Comment progresser ?
De ce que nous venons de voir, il apparaît assez clairement que la piste du CTU est pour le moment et pour longtemps encore abandonnée. Il faut bien voir cependant que le statu quo n'est acceptable pour le patronat (y compris d'ailleurs l'État-patron) que par l'utilisation qu'il peut faire du CDD dans des conditions souvent en marge de la loi. Or le programme socialiste prévoit un durcissement du CDD et le renchérissement de son utilisation. C'est là que va se situer le débat le plus difficile et le plus vital pour les entreprises.
Mais il faudra bien, et ce le plus tôt possible, reprendre la discussion. Même si le CTU est une voie difficile, il est nécessaire de revoir notamment les règles d'indemnisation, et tenter de réduire le prix des licenciements en unifiant le montant des indemnités qu'il s'agisse d'un licenciement pour un motif économique ou personnel. On peut également, en cas de non-respect de la procédure de licenciement, plafonner les indemnités. Ceci aurait pour effet de limiter l'attrait d'un contentieux et de ne pas remplacer les faiblesses de l'assurance chômage par le recours au juge. Une telle proposition va dans le sens d'une des réformes proposées par la Fondation iFRAP dans 100 jours pour réformer la France qui préconisait de supprimer les dommages-intérêts forfaitaires au profit des salariés.

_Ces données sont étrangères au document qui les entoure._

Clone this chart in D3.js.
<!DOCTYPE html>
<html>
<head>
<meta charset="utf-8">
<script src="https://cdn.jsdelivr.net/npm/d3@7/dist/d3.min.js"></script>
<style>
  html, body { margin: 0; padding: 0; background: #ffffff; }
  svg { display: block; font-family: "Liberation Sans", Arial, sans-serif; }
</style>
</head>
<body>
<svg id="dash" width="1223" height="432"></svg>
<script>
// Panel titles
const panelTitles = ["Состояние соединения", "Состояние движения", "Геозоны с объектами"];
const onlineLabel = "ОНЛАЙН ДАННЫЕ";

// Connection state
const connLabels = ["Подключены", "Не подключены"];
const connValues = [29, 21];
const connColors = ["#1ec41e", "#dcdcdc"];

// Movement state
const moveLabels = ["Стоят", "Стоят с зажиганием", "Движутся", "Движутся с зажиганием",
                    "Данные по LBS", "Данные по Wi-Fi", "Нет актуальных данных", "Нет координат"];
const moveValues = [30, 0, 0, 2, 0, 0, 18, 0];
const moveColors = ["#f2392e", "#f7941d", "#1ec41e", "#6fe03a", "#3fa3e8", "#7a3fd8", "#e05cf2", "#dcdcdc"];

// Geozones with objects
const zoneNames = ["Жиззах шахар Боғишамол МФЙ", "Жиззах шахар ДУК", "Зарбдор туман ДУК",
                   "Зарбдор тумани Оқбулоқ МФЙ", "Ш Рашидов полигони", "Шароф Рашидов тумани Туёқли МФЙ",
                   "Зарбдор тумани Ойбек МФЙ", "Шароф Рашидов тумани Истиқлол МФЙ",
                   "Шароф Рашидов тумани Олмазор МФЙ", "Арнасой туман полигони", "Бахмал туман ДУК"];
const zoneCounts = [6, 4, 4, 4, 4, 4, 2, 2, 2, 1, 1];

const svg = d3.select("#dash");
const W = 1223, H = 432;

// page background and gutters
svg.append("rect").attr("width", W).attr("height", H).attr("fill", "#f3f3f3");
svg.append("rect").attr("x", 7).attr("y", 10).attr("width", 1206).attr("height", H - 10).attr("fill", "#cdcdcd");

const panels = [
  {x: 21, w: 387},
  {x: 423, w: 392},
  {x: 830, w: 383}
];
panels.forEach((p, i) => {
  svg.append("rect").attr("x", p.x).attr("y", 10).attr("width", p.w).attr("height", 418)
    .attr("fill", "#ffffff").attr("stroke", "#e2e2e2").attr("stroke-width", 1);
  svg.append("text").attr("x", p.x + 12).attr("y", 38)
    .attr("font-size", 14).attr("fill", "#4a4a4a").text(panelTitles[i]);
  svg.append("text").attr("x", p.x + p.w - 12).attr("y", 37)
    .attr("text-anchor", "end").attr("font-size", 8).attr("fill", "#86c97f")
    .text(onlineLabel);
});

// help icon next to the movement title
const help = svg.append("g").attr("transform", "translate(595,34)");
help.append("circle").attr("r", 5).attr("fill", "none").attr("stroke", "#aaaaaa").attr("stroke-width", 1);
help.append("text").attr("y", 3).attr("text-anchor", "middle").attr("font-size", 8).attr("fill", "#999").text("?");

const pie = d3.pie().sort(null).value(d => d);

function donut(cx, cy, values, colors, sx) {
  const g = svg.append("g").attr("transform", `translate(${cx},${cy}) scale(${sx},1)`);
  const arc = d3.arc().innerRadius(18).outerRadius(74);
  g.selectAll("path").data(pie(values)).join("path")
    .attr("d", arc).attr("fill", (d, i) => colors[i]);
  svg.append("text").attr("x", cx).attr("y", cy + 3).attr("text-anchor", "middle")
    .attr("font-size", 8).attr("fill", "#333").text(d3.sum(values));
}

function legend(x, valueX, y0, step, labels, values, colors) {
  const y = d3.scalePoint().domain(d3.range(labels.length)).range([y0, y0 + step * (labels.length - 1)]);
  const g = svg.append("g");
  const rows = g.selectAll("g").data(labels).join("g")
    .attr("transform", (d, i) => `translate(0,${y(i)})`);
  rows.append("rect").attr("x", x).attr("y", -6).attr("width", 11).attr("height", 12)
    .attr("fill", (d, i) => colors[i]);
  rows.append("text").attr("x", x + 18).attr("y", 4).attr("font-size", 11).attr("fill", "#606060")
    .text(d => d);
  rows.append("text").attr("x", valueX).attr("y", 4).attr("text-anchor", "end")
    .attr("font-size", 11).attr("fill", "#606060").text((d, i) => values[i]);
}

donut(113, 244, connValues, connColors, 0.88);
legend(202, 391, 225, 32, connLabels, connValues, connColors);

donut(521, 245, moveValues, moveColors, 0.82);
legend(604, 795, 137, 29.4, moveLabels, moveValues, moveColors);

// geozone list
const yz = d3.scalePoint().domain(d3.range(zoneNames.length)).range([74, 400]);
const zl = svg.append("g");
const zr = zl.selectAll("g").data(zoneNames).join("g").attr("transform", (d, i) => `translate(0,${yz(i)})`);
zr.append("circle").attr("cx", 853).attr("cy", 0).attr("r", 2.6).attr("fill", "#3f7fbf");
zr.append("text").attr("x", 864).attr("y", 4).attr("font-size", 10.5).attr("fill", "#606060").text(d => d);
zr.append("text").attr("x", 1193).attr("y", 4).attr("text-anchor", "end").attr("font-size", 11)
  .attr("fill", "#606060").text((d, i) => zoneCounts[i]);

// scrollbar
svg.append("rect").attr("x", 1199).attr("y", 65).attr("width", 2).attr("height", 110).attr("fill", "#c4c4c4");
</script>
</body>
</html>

Le chemin est très malaisé, et le restera aussi longtemps que les syndicats se refuseront à considérer que l'insuffisance d'embauches tient pour beaucoup à la frilosité des employeurs qui savent que, dans les règles actuelles, les licenciements économiques ne sont autorisés que si leur entreprise est déjà au bord du dépôt de bilan.
[1] Insee 2011.
[2] Citons le rapport de Jean Boissonnat en 1995 qui propose la mise en place du contrat d'activité (c'est un dispositif qui limite les risques associés à un perte d'emploi tout en mutualisant les coûts de reconversion des travailleurs entre quelques employeurs. Pensons également au rapport de Michel de Virville en 2004 qui souligne que le Code du travail français est inadapté en étant à la fois trop rigide et source d'insécurité juridique pour les entreprises et les salariés.
[3] De la précarité à la mobilité professionnelle : vers une Sécurité sociale professionnelle. Rapport au ministre de l'Économie, des Fiances et de l'Industrie et au ministre de l'Emploi, du Travail et de la Cohésion sociale. Pierre Cahuc et Francis Kramarz, publié le 6 décembre 2004.